技能基准:评估不同任务中智能体技能表现的综合基准
SkillsBench: Benchmarking How Well Agent Skills Work Across Diverse Tasks
February 13, 2026
作者: Xiangyi Li, Wenbo Chen, Yimin Liu, Shenghan Zheng, Xiaokun Chen, Yifeng He, Yubo Li, Bingran You, Haotian Shen, Jiankai Sun, Shuyi Wang, Qunhong Zeng, Di Wang, Xuandong Zhao, Yuanli Wang, Roey Ben Chaim, Zonglin Di, Yipeng Gao, Junwei He, Yizhuo He, Liqiang Jing, Luyang Kong, Xin Lan, Jiachen Li, Songlin Li, Yijiang Li, Yueqian Lin, Xinyi Liu, Xuanqing Liu, Haoran Lyu, Ze Ma, Bowei Wang, Runhui Wang, Tianyu Wang, Wengao Ye, Yue Zhang, Hanwen Xing, Yiqi Xue, Steven Dillmann, Han-chung Lee
cs.AI
摘要
智能体技能是增强大语言模型智能体推理能力的程序化知识包。

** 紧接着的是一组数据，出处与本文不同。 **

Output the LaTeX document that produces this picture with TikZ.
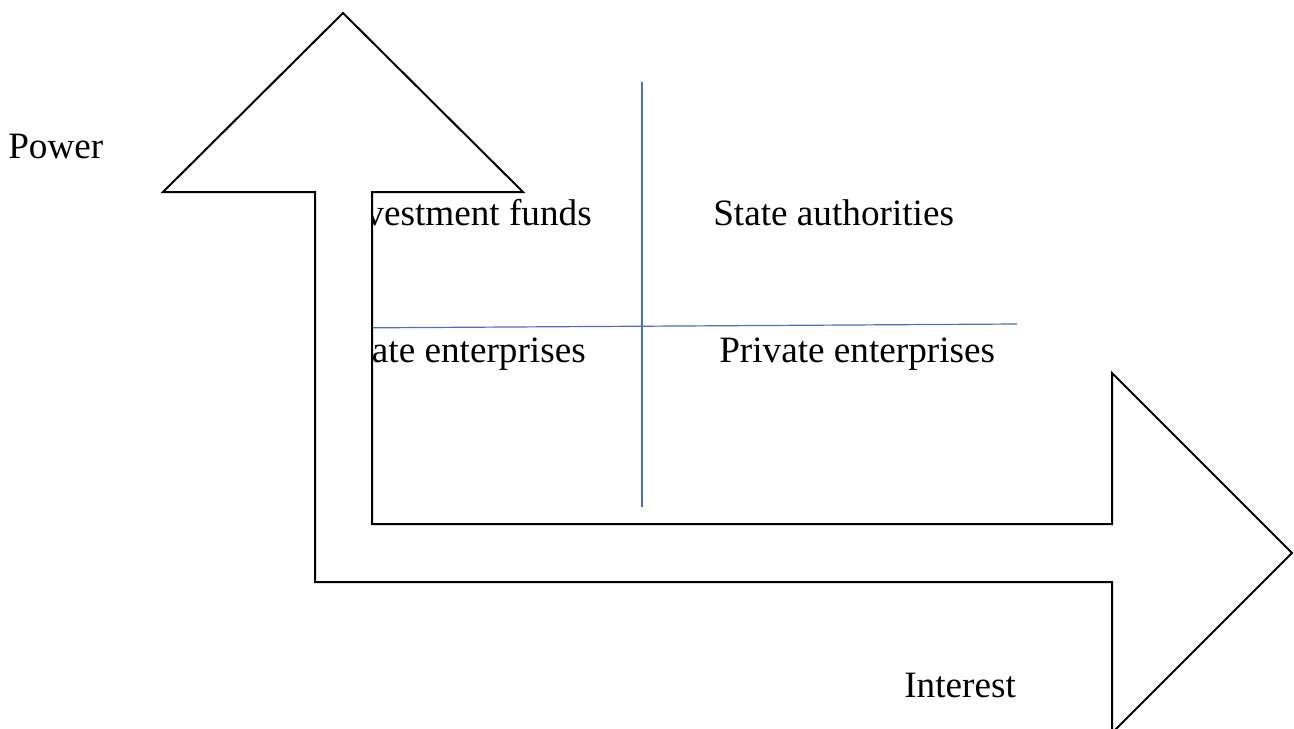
\documentclass[tikz,border=0pt]{standalone}
\usepackage{fontspec}
\setmainfont{Liberation Serif}
\definecolor{gridblue}{HTML}{4472C4}
\begin{document}
\begin{tikzpicture}[x=0.75pt,y=-0.75pt,
  lbl/.style={inner sep=0pt,font=\fontsize{27.9}{33}\selectfont},
  divider/.style={draw=gridblue,line width=0.9pt},
  bigarrow/.style={draw=black,fill=white,line width=1.5pt,line join=miter}]
\useasboundingbox (0,0) rectangle (1294,728);
% labels
\node[lbl,anchor=base east] (inv) at (592,225) {Investment funds};
\node[lbl,anchor=base west] (sta) at (713,225) {State authorities};
\node[lbl,anchor=base east] (sen) at (586,362) {State enterprises};
\node[lbl,anchor=base west] (pen) at (719,362) {Private enterprises};
\node[lbl,anchor=base west] (pow) at (8,158) {Power};
\node[lbl,anchor=base west] (int) at (904,697) {Interest};
% quadrant dividers
\coordinate (vtop) at (642,82);
\coordinate (vbot) at (642,507);
\coordinate (hleft) at (340,328);
\coordinate (hright) at (1017,324);
\draw[divider] (vtop) -- (vbot);
\draw[divider] (hleft) -- (hright);
% bent double arrow
\draw[bigarrow] (343,13) -- (523,192) -- (372,192) -- (372,524) -- (1112,524)
  -- (1112,373) -- (1292,553) -- (1112,733) -- (1112,582) -- (315,582)
  -- (315,192) -- (163,192) -- cycle;
\end{tikzpicture}
\end{document}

尽管应用广泛,但目前缺乏标准化方法来衡量其实际效用。我们推出SkillsBench基准测试,涵盖11个领域的86项任务,每项任务均配备精心设计的技能库和确定性验证器。每种任务在三种条件下进行评估:无技能辅助、使用预设技能、以及自主生成技能。通过对7种智能体模型配置的7,308条轨迹测试发现:预设技能使平均通过率提升16.2个百分点,但不同领域差异显著(软件工程领域仅提升4.5个百分点,医疗健康领域则提升51.9个百分点),84项任务中有16项出现负增长。自主生成技能未产生显著效益,表明模型无法可靠地创作出它们能有效利用的程序化知识。包含2-3个模块的聚焦式技能优于全面文档,配备技能的小模型可达到无技能辅助的大模型水平。
English
Agent Skills are structured packages of procedural knowledge that augment LLM agents at inference time. Despite rapid adoption, there is no standard way to measure whether they actually help. We present SkillsBench, a benchmark of 86 tasks across 11 domains paired with curated Skills and deterministic verifiers. Each task is evaluated under three conditions: no Skills, curated Skills, and self-generated Skills. We test 7 agent-model configurations over 7,308 trajectories. Curated Skills raise average pass rate by 16.2 percentage points(pp), but effects vary widely by domain (+4.5pp for Software Engineering to +51.9pp for Healthcare) and 16 of 84 tasks show negative deltas. Self-generated Skills provide no benefit on average, showing that models cannot reliably author the procedural knowledge they benefit from consuming. Focused Skills with 2--3 modules outperform comprehensive documentation, and smaller models with Skills can match larger models without them.